● RECORDS SHOWN

#####

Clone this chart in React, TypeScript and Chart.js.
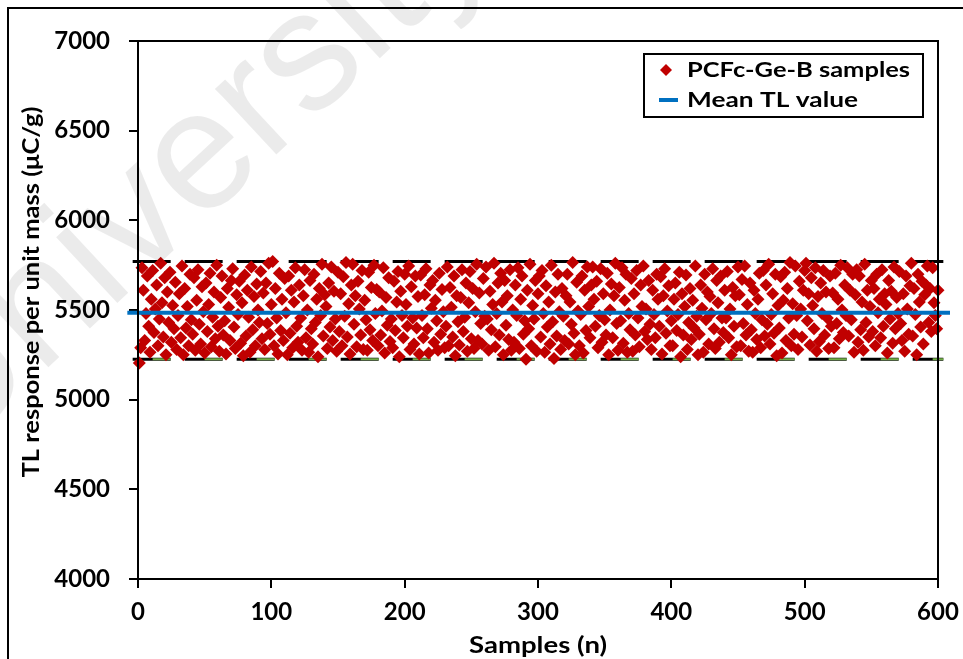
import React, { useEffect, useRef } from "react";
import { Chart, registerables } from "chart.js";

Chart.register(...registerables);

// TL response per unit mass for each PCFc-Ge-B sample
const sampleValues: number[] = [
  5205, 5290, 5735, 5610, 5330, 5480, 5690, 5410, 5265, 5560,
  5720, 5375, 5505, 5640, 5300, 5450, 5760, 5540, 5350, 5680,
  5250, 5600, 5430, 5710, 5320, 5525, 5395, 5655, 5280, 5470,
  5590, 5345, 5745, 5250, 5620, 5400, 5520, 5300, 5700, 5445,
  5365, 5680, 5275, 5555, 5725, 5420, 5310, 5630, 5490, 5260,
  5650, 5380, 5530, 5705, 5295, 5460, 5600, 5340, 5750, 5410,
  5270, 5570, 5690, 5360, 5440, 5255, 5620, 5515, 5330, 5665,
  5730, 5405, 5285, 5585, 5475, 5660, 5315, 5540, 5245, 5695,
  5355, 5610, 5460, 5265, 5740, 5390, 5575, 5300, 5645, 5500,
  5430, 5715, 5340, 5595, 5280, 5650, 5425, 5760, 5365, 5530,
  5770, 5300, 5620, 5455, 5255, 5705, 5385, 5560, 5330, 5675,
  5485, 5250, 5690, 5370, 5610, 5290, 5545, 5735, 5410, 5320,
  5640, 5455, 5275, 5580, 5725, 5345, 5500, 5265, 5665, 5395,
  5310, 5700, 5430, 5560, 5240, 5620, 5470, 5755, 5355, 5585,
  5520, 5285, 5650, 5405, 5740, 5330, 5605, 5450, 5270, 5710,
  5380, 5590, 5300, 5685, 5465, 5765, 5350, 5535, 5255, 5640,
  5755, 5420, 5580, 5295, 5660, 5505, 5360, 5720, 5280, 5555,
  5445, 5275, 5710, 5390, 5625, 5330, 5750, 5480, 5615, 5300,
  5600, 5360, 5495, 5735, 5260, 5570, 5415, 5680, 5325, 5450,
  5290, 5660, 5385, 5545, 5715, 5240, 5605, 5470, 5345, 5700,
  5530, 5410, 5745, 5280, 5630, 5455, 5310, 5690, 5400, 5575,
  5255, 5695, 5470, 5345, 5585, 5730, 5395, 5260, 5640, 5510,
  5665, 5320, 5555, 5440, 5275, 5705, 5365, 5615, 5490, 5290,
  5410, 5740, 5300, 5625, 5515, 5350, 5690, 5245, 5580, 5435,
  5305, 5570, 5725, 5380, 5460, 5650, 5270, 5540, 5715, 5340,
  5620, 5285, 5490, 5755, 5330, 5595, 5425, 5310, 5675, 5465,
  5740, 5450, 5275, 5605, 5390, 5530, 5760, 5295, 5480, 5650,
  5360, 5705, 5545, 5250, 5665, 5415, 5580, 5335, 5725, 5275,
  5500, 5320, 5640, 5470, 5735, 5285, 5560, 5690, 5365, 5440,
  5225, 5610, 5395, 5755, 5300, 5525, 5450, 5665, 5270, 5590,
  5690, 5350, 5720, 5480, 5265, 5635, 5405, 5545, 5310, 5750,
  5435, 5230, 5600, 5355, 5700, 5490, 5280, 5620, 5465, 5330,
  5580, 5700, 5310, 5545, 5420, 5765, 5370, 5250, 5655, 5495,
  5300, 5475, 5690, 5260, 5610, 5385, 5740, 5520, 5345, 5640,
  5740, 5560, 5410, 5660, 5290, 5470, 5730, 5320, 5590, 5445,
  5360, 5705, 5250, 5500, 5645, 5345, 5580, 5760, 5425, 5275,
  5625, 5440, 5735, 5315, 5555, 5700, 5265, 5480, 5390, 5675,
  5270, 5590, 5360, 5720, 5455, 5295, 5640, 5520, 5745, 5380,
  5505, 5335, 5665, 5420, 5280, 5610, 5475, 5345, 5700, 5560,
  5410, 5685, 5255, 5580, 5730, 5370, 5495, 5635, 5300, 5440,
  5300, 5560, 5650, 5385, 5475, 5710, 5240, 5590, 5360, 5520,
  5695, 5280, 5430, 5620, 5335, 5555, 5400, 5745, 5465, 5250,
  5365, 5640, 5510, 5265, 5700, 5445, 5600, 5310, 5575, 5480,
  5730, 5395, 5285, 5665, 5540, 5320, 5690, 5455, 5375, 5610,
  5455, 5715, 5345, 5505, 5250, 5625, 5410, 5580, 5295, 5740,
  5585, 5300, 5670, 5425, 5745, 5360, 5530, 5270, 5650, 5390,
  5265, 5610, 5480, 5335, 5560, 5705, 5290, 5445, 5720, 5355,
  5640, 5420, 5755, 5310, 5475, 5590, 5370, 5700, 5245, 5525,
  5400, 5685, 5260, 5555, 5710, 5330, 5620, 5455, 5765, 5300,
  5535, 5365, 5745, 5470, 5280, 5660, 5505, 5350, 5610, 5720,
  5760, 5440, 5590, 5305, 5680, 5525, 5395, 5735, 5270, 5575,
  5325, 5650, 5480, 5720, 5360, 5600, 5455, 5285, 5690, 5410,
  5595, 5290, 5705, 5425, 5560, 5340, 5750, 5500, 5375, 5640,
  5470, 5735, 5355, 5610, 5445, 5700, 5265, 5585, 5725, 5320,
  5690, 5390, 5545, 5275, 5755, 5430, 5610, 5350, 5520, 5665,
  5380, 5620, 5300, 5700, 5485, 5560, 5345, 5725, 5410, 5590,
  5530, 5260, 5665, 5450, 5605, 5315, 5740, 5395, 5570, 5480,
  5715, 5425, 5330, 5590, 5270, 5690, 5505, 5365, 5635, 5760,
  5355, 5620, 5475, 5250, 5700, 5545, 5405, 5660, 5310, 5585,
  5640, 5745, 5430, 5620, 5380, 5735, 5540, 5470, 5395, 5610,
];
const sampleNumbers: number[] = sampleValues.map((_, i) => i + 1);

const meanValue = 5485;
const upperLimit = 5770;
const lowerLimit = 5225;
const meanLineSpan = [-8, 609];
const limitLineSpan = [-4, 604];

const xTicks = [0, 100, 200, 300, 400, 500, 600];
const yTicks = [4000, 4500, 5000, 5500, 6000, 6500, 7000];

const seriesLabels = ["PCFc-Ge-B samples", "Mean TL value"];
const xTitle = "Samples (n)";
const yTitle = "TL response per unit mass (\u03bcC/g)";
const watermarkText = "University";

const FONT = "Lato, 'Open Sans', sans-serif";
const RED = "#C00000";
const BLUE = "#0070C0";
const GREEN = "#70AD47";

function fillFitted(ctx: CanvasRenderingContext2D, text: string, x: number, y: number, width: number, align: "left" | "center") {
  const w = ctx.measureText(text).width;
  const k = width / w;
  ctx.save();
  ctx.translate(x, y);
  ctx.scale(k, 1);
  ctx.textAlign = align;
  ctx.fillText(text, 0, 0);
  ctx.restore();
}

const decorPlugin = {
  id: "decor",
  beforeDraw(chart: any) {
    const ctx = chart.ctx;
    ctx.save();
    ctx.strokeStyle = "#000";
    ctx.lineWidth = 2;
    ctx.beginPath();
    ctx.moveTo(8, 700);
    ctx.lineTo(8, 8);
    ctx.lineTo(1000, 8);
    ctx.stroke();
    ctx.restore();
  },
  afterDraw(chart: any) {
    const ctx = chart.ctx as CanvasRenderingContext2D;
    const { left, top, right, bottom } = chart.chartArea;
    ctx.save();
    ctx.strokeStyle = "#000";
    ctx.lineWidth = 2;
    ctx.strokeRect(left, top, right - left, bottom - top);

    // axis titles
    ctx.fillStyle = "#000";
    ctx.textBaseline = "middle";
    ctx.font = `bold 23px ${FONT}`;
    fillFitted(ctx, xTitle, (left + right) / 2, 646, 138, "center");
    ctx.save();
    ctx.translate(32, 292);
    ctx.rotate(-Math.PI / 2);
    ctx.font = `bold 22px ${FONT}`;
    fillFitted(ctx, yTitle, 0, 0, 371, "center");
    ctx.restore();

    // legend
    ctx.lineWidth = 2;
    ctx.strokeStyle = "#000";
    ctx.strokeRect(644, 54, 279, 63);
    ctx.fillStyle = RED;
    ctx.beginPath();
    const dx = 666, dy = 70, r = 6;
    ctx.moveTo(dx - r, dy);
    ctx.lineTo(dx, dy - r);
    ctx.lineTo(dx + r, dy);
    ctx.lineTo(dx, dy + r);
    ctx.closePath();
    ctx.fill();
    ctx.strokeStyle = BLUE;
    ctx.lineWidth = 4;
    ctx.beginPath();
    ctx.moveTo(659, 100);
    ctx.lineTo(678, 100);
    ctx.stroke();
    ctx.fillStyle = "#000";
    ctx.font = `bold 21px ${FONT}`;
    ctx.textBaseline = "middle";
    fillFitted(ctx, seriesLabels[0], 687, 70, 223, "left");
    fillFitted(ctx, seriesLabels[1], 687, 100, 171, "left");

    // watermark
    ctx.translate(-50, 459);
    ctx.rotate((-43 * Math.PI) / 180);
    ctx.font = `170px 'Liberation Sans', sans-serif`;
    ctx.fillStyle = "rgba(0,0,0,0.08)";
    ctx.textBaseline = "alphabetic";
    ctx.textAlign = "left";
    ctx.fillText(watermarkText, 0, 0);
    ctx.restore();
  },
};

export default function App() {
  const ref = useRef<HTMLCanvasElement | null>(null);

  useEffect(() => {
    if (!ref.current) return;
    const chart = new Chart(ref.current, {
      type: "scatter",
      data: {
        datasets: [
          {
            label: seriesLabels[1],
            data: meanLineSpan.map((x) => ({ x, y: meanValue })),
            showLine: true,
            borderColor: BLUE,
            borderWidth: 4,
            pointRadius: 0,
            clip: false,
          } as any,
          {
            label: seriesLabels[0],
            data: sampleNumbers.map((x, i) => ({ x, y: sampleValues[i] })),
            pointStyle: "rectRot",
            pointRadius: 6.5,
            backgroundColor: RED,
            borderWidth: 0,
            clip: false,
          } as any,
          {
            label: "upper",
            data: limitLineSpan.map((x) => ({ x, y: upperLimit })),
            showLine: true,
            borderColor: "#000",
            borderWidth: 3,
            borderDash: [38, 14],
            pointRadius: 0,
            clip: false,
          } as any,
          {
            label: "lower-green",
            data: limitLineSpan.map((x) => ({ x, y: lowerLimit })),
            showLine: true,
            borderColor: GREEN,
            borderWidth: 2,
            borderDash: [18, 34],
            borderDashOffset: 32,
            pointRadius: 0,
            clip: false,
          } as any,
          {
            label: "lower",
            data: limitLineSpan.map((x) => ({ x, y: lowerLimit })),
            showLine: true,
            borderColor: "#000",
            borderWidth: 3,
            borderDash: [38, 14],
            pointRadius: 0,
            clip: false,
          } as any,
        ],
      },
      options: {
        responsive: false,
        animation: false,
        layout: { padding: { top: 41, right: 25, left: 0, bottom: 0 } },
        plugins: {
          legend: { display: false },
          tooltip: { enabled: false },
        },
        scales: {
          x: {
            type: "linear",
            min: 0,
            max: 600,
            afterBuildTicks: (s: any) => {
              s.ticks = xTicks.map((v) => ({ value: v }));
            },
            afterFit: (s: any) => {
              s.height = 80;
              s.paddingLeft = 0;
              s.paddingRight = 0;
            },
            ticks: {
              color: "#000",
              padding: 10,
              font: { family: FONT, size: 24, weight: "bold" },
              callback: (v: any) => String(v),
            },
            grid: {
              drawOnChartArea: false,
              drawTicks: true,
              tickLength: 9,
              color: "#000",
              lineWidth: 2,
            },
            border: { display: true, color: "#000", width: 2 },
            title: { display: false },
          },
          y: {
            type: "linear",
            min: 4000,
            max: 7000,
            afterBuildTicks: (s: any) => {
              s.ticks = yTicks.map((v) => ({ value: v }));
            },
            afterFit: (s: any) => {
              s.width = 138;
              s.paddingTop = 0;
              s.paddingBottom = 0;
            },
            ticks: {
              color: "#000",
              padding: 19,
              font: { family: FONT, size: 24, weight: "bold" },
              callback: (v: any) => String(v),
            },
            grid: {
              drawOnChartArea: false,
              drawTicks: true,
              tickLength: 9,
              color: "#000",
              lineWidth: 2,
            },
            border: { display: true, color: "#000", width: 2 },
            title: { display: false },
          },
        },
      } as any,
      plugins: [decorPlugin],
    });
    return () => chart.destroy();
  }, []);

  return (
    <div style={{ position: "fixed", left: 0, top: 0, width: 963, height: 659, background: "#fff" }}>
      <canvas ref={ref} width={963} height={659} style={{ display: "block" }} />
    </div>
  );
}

#####

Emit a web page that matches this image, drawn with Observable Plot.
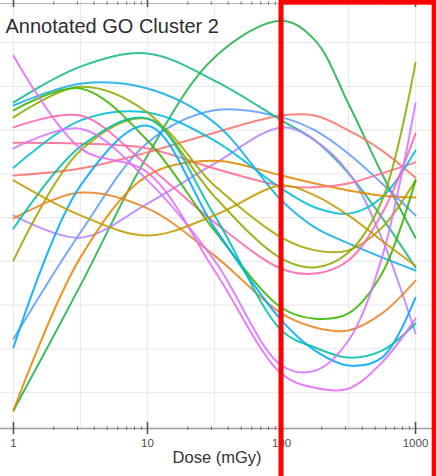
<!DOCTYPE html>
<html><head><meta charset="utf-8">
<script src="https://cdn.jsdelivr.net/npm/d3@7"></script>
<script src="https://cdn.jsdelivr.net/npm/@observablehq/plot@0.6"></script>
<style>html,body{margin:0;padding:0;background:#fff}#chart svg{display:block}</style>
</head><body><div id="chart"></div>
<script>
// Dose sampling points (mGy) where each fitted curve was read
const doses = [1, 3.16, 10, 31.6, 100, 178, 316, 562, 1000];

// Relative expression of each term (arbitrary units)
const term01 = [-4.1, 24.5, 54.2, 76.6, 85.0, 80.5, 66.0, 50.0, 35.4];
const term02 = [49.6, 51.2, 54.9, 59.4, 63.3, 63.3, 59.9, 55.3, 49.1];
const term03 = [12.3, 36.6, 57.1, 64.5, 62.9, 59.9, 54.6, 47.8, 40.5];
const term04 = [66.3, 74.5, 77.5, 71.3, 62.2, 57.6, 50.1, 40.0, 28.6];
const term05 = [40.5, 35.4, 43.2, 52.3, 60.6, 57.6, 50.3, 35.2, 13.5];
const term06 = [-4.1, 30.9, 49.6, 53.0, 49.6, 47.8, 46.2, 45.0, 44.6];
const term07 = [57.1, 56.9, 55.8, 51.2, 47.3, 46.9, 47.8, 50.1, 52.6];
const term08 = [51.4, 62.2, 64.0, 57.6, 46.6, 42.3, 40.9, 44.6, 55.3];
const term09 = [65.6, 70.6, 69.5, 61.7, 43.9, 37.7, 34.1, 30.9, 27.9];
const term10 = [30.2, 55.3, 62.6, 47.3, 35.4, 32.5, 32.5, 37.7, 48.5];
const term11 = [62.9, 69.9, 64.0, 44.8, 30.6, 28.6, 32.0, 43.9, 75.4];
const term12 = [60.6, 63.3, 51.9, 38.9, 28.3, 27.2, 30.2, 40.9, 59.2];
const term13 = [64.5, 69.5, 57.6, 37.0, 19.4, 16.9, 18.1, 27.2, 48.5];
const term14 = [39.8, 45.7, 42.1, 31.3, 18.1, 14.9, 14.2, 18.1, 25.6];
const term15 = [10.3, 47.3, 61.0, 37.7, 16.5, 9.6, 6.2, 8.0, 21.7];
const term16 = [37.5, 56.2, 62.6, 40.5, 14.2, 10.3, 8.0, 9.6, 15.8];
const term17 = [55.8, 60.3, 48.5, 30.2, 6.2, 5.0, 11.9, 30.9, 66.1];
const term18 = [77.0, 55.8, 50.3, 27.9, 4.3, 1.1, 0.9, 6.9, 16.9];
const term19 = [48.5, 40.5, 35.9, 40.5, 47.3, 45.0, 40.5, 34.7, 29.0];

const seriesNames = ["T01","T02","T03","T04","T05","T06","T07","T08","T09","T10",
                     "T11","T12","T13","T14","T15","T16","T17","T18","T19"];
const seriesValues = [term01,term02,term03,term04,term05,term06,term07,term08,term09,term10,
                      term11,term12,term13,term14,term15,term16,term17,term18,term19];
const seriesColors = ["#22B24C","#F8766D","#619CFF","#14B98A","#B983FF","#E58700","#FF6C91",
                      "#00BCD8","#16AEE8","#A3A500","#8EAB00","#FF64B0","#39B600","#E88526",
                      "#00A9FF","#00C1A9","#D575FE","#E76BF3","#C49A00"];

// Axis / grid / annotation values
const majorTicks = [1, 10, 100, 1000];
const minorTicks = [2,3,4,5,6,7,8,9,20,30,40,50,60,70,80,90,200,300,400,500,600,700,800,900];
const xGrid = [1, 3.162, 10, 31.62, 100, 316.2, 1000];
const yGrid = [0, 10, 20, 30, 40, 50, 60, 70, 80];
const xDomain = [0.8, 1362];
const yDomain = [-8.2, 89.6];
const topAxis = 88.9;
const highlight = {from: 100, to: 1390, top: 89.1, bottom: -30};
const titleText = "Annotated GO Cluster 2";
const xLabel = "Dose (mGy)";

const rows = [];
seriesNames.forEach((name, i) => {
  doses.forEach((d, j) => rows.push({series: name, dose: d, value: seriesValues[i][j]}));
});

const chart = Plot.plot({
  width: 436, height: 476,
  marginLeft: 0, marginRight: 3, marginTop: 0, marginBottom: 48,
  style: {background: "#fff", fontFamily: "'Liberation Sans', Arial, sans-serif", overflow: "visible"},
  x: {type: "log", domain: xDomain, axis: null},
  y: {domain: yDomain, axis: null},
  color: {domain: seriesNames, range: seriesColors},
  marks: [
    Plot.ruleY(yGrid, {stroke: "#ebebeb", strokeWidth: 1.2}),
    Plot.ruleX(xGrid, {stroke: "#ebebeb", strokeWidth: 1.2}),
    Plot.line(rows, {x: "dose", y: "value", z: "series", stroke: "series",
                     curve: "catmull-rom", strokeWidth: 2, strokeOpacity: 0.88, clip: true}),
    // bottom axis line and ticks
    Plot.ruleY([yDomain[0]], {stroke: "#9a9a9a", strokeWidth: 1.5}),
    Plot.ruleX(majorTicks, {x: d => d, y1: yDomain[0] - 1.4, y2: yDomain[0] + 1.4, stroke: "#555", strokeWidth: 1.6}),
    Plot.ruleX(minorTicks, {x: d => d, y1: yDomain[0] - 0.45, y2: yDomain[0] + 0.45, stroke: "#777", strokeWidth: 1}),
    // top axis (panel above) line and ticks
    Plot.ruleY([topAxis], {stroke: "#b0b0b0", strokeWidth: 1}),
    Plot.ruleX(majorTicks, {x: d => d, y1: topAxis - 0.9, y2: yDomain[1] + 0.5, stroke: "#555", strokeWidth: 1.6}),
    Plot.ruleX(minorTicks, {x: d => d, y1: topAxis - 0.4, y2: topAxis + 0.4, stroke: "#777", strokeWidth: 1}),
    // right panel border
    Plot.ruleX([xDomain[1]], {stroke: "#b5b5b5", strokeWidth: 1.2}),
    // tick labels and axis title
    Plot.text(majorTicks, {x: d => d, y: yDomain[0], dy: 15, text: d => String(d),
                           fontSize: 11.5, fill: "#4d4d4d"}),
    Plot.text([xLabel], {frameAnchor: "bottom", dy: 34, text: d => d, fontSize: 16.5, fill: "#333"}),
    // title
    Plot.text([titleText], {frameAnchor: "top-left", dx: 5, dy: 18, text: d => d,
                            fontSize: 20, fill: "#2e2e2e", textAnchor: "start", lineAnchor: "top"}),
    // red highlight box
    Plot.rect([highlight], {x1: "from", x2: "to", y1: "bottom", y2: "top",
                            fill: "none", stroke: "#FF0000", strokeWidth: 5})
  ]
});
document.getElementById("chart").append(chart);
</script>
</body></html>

#####

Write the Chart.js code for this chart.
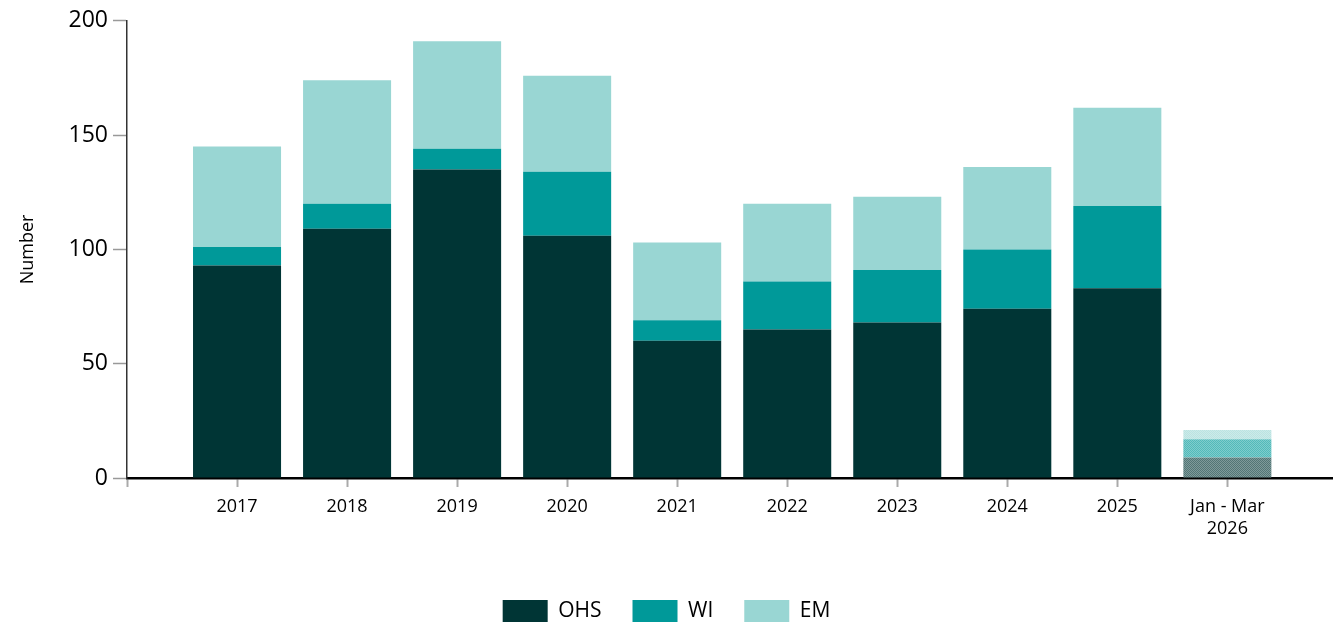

#####

● PROBLEM TO SOLVE
Everything from the line that contains "Clone this chart" down to the line that contains "Chart.register(...registerables);" should be written out exactly, end lines too, minus the pictures.

● FULL SOLUTION
Clone this chart in React, TypeScript and Chart.js.
import React, { useEffect, useRef } from "react";
import { Chart, registerables } from "chart.js";

Chart.register(...registerables);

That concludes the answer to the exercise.